The spokesperson did not elaborate on how reducing the number of people available to deal with customers would improve the “customer experience”, but since most people have experienced so-called banking customer service, it’s fair to say the majority of Australians are not holding their breath for the big reveal.
Aside from their non-existent customer service, the Big Four banks are known for overpaying their executives, underpaying workers, committing assorted data infringements – such as when personal customer information was found in a skip bin – and, oh yes, flagrantly lying and cheating.
The other thing banks are known for is, of course, making money.
In the case of ANZ and NAB, their profits substantially increased in the last sector. ANZ recorded an after-tax profit of $3.64 billion for the half year ended 31 March 2025, up 16 per cent on the previous half. And NAB’s retained profits increased by 3.4 per cent to $870 million.
BIGGER FOR THE BANK BENDIGO
Meanwhile, once pitched as the “community” bank, Bendigo Bank is apparently no longer satisfied with its size and wishes to join the pissing contest with the bigger guys. The bank has been slowly doing away with customer service altogether by closing as many regional banks as possible and then bragging about it.
Bendigo Bank’s new advertising blitz coins the catchphrase, “Big on Banking. Bigger for you" — a rather implausible attempt to convince average Australians (who only ever went to Bendigo Bank precisely because it wasn’t one of the Big Four) that bigger is suddenly better.
As Dale Webster recently reported on IA, apart from sacking workers, Bendigo Bank also:
- pulled out of fundraising partnerships with community groups;
- announced the closure of ten branches and 28 agencies; and
- declared a $514.6 million profit.
This brings the total Bendigo Bank closures since 2018 to a grand total of 95 branches and 70 agencies, and leaves 56 towns with no banking services.
FSU national secretary Julia Angrisano said Bendigo Bank likes to market itself differently, it was “blindsiding” workers just like the big four banks.
She said:
'Bendigo … [is] profitable, yet loyal workers are being thrown on the scrap heap while executives pocket bonuses.'
"THE RIGHT THING TO DO"
The 2019 Banking Royal Commission’s final report on the banks and associated financial institutions exposed systemic misconduct and a culture of choosing profits over customers, which it summed up as 'a culture of greed'.

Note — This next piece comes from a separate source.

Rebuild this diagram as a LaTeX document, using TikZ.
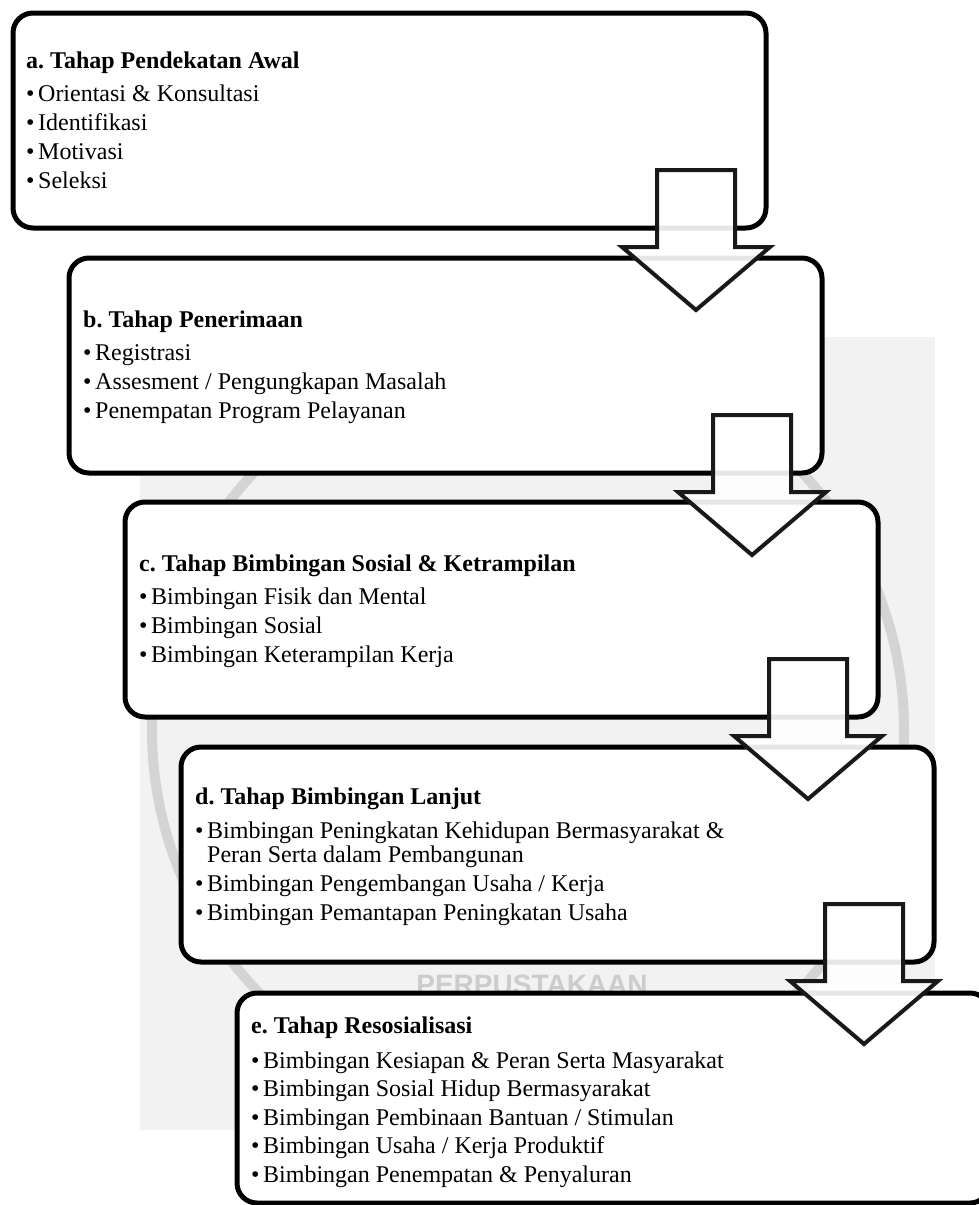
\documentclass[tikz,border=0pt]{standalone}
\usepackage{fontspec}
\setmainfont{Liberation Serif}
\setsansfont{Liberation Sans}
\usetikzlibrary{calc}
\definecolor{wmback}{HTML}{F2F2F2}
\definecolor{wmline}{HTML}{D4D4D4}
\definecolor{wmword}{HTML}{CCCCCC}
\frenchspacing
\begin{document}
\begin{tikzpicture}[x=1pt,y=-1pt,
  stage/.style={draw=black, line width=5pt, rounded corners=20pt, fill=white,
    outer sep=0pt, inner sep=0pt, minimum width=753pt, minimum height=215pt, anchor=north west},
  flow/.style={draw=black!90, line width=4pt, fill=white, fill opacity=0.9, line join=miter, miter limit=10},
  ttl/.style={anchor=base west, inner sep=0pt, font=\fontsize{24}{24}\selectfont\bfseries},
  itm/.style={anchor=base west, inner sep=0pt, font=\fontsize{24}{24}\selectfont},
  wmtext/.style={inner sep=0pt, anchor=base, text=wmword, font=\sffamily\bfseries\fontsize{28}{28}\selectfont}
]
\useasboundingbox (0,0) rectangle (979,1205);
\clip (0,0) rectangle (979,1205);
\fill[white] (0,0) rectangle (979,1205);

% watermark
\fill[wmback] (140,337) rectangle (935,1130);
\draw[wmline, line width=10pt] (528,730) circle[radius=376];
\node[wmtext] (wm) at (532,994) {PERPUSTAKAAN};

% stage boxes
\node[stage] (A) at (13,13) {};
\node[stage] (B) at (69,258) {};
\node[stage] (C) at (125,502) {};
\node[stage] (D) at (181,747) {};
\node[stage, minimum height=210pt] (E) at (237,993) {};

% texts a
\node[ttl] (At) at (26,68) {a. Tahap Pendekatan Awal};
\node[itm] (A1) at (26,101) {\makebox[12pt][l]{\textbullet}Orientasi \& Konsultasi};
\node[itm] (A2) at (26,130) {\makebox[12pt][l]{\textbullet}Identifikasi};
\node[itm] (A3) at (26,159) {\makebox[12pt][l]{\textbullet}Motivasi};
\node[itm] (A4) at (26,188) {\makebox[12pt][l]{\textbullet}Seleksi};

% texts b
\node[ttl] (Bt) at (83,327) {b. Tahap Penerimaan};
\node[itm] (B1) at (83,360) {\makebox[12pt][l]{\textbullet}Registrasi};
\node[itm] (B2) at (83,389) {\makebox[12pt][l]{\textbullet}Assesment / Pengungkapan Masalah};
\node[itm] (B3) at (83,418) {\makebox[12pt][l]{\textbullet}Penempatan Program Pelayanan};

% texts c
\node[ttl] (Ct) at (139,571) {c. Tahap Bimbingan Sosial \& Ketrampilan};
\node[itm] (C1) at (139,604) {\makebox[12pt][l]{\textbullet}Bimbingan Fisik dan Mental};
\node[itm] (C2) at (139,633) {\makebox[12pt][l]{\textbullet}Bimbingan Sosial};
\node[itm] (C3) at (139,662) {\makebox[12pt][l]{\textbullet}Bimbingan Keterampilan Kerja};

% texts d
\node[ttl] (Dt) at (195,804) {d. Tahap Bimbingan Lanjut};
\node[itm] (D1) at (195,838) {\makebox[12pt][l]{\textbullet}Bimbingan Peningkatan Kehidupan Bermasyarakat \&};
\node[itm] (D1b) at (207,862) {Peran Serta dalam Pembangunan};
\node[itm] (D2) at (195,891) {\makebox[12pt][l]{\textbullet}Bimbingan Pengembangan Usaha / Kerja};
\node[itm] (D3) at (195,920) {\makebox[12pt][l]{\textbullet}Bimbingan Pemantapan Peningkatan Usaha};

% texts e
\node[ttl] (Et) at (251,1033) {e. Tahap Resosialisasi};
\node[itm] (E1) at (251,1068) {\makebox[12pt][l]{\textbullet}Bimbingan Kesiapan \& Peran Serta Masyarakat};
\node[itm] (E2) at (251,1096.5) {\makebox[12pt][l]{\textbullet}Bimbingan Sosial Hidup Bermasyarakat};
\node[itm] (E3) at (251,1125) {\makebox[12pt][l]{\textbullet}Bimbingan Pembinaan Bantuan / Stimulan};
\node[itm] (E4) at (251,1153.5) {\makebox[12pt][l]{\textbullet}Bimbingan Usaha / Kerja Produktif};
\node[itm] (E5) at (251,1182) {\makebox[12pt][l]{\textbullet}Bimbingan Penempatan \& Penyaluran};

% block arrows from each box to the next
\foreach \s in {A,B,C,D}{
  \coordinate (\s arr) at ($(\s.north east)+(-70,157)$);
  \draw[flow] ($(\s arr)+(-39,0)$) -- ($(\s arr)+(39,0)$) -- ($(\s arr)+(39,77)$)
    -- ($(\s arr)+(74,77)$) -- ($(\s arr)+(0,140)$) -- ($(\s arr)+(-74,77)$)
    -- ($(\s arr)+(-39,77)$) -- cycle;
}
\end{tikzpicture}
\end{document}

Among the many shocking misconduct findings, lowlights included:
- charging 500,000 home loan customers incorrect interest rates for over ten years;
- rewarding brokers for misleading customers into larger and longer home loans than needed;
- charging fees for non-existent services;
- foreclosing on property when customers were not in default; and even,
- continuing to charge insurance premiums to dead people.
These egregious acts took place at a time of increasing growth for the banking sector.
During the preceding Global Financial Crisis, however, the banks also received a government bailout to the tune of $120 billion.
Now, Australia's banks, despite their latest eye-watering profits, have sacked a massive swathe of their workforce, outsourced call centres to overseas companies and closed even more branches.
What is this story about? The profit motive is one thing, but this is not only about massive multinational corporations making mega-profits.
It is not only about closing branches, or sacking workers, or making efficiency improvements through the use of clever algorithms, such as artificial intelligence.
This is about one of the pillars of the community, our banks – which provide jobs and safeguard our savings, and help small businesses start and succeed – abandoning their traditional role of serving the community to become profit machines.
And if we end up with no one but very wealthy men and smart computers and wastelands where people once worked and flourished, we have nothing.
This is not only the opposite of the “right thing to do”, it is, as Ms Streets put it:
‘...unhinged, reckless, unnecessary and driven by pure greed.’